As painful as it is for me to admit, it is time for African American freedom fighters and our allies to completely distance ourselves from the Black Lives Matter Global Network (BLMGN). In doing so, it is important to draw some lines of distinction for those who may not be familiar with the history of the Black Lives Matter movement.
Following the acquittal of the killer of Trayvon Martin in 2012, “Black Lives Matter” began as a passionate assertion of a truth that was not (and still is not) as obvious as it should be. The hashtag “Black Lives Matter” started circulating on social media. Then, in 2013, three women — Patrisse Cullors, Alicia Garza, and Opal Tometi — created BLMGN.
Awareness of Black Lives Matter (the movement, though not necessarily the fact that it became an organization) grew substantially after the deaths of Michael Brown and Eric Garner at the hands of the police. Then, following the worldwide condemnation of George Floyd’s murder by police in May 2020, tens of millions of dollars began to flow into the Black Lives Matter Global Network. That is when major challenges began. (Queue the Notorious BIG: “Mo Money Mo problems.”)
Most notably, several stories began to appear regarding BLMGN’s leaders acquiring multiple — and very expensive — homes. Their denials of impropriety notwithstanding, opportunistic critics of racial equity cited those stories as proof of BLMGN’s illegitimacy. Those critics argued that, by extension, “Black Lives Matter” was a sham movement that scammed well-meaning individuals (i.e., unsuspecting white people) into throwing away their hard-earned money.

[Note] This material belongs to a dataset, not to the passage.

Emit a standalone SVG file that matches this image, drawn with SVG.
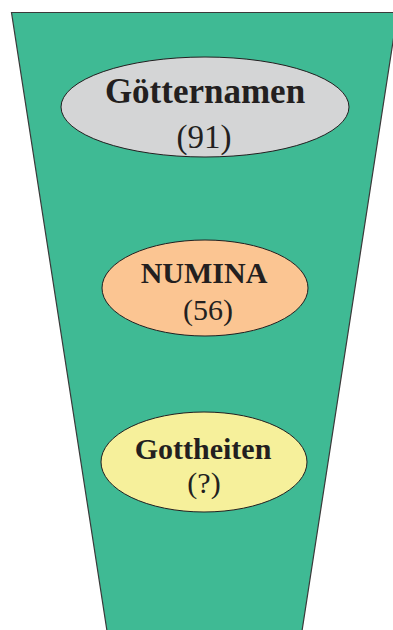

The critics prevailed in at least one way. As of Ms. Cullors’ resignation as executive director of BLMGN in May 2021, none of the three founders is still with the organization. The departure came amid unrelenting criticism of her decision to use a $6 million property that BLMGN acquired — ostensibly to benefit “the movement” — for personal gatherings.
According to The Root, “Cullors likened the organization’s rapid growth to ‘building the plane while flying it,’ a nod to the idea that she and her BLMGNF colleagues were unprepared for the transition from grassroots organizers to executives with responsibility for fiscal oversight over huge sums of money. In hindsight, she said, she wished that the organization could have ‘paused for one or two years, to just not do any work and just focus on infrastructure.’” Even if we accept Cullors’ explanation, the fact is that the damage is likely irreparable.
Those of us who consider ourselves to be heirs to and beneficiaries of the Civil Rights Movement often unconsciously — and always unfairly — compare all freedom fighters to Martin Luther King Jr. King, who had been born into a relatively prosperous family, voluntarily lived in difficult financial circumstances so as not to give space to critics who constantly accused him of profiteering from the movement. (His decision caused a great deal of friction between him and his wife, Coretta.) Still, it is fair to expect leaders of nonprofit organizations to operate with the utmost financial transparency and integrity.
I have often pointed out well-known conservative organizations that operate in unethical ways (e.g., the NRA). Integrity demands that I do the same with progressive ones. BLMGN is by far the best known and most well-funded of the multiple organizations that are part of what is known as the “Movement for Black Lives.” Its leaders have a duty that is much larger than self to ensure that its work is above reproach.
Black folks’ defense of our organizations’ actions cannot be, “White people do it, too.” (As some of us have asserted).
The work of demanding accountability from law enforcement and from the criminal justice apparatus is infinitely larger than any single organization’s responsibility or ability. Further, the cause is too crucial, the process is too delicate, and the progress is too difficult to come by to risk being unnecessarily distracted and sidetracked. While it is unfortunate that BLMGN has substantially damaged its credibility, its financial resources likely will ensure its ongoing viability, at least for the foreseeable future. Reportedly, the organization currently does not have a chief executive. Hopefully, whoever assumes the mantel will recognize the urgency of our historical moment and decide to radically change course. Black lives are depending on them.